> [Information provided]
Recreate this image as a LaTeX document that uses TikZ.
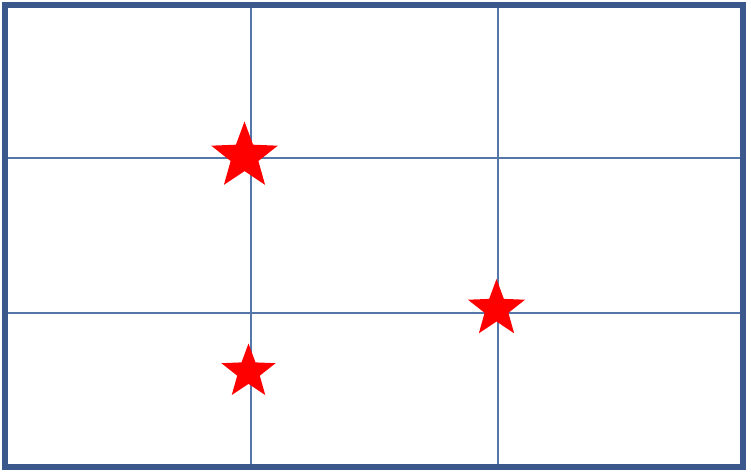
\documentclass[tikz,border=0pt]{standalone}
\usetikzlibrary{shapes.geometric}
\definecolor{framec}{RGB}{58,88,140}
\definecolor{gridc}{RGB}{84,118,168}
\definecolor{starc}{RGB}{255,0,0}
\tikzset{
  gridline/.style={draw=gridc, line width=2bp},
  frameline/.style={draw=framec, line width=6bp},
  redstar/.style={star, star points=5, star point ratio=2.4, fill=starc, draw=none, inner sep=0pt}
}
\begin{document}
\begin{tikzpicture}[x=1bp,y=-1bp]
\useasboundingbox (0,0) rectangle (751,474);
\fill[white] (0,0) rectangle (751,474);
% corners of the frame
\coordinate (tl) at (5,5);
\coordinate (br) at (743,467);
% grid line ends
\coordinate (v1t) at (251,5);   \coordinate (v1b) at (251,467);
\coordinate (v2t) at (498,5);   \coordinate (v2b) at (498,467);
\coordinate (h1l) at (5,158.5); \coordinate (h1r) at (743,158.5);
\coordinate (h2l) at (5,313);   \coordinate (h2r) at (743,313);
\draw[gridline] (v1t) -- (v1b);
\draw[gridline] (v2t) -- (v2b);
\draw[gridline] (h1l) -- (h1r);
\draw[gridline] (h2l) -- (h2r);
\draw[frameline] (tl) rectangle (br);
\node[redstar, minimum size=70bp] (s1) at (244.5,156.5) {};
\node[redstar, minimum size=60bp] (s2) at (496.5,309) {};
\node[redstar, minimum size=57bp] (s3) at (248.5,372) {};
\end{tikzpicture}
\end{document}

> [Written problem] Repeat the data above exactly, but not the pictures.

> [Result of this task]
Recreate this image as a LaTeX document that uses TikZ.
\documentclass[tikz,border=0pt]{standalone}
\usetikzlibrary{shapes.geometric}
\definecolor{framec}{RGB}{58,88,140}
\definecolor{gridc}{RGB}{84,118,168}
\definecolor{starc}{RGB}{255,0,0}
\tikzset{
  gridline/.style={draw=gridc, line width=2bp},
  frameline/.style={draw=framec, line width=6bp},
  redstar/.style={star, star points=5, star point ratio=2.4, fill=starc, draw=none, inner sep=0pt}
}
\begin{document}
\begin{tikzpicture}[x=1bp,y=-1bp]
\useasboundingbox (0,0) rectangle (751,474);
\fill[white] (0,0) rectangle (751,474);
% corners of the frame
\coordinate (tl) at (5,5);
\coordinate (br) at (743,467);
% grid line ends
\coordinate (v1t) at (251,5);   \coordinate (v1b) at (251,467);
\coordinate (v2t) at (498,5);   \coordinate (v2b) at (498,467);
\coordinate (h1l) at (5,158.5); \coordinate (h1r) at (743,158.5);
\coordinate (h2l) at (5,313);   \coordinate (h2r) at (743,313);
\draw[gridline] (v1t) -- (v1b);
\draw[gridline] (v2t) -- (v2b);
\draw[gridline] (h1l) -- (h1r);
\draw[gridline] (h2l) -- (h2r);
\draw[frameline] (tl) rectangle (br);
\node[redstar, minimum size=70bp] (s1) at (244.5,156.5) {};
\node[redstar, minimum size=60bp] (s2) at (496.5,309) {};
\node[redstar, minimum size=57bp] (s3) at (248.5,372) {};
\end{tikzpicture}
\end{document}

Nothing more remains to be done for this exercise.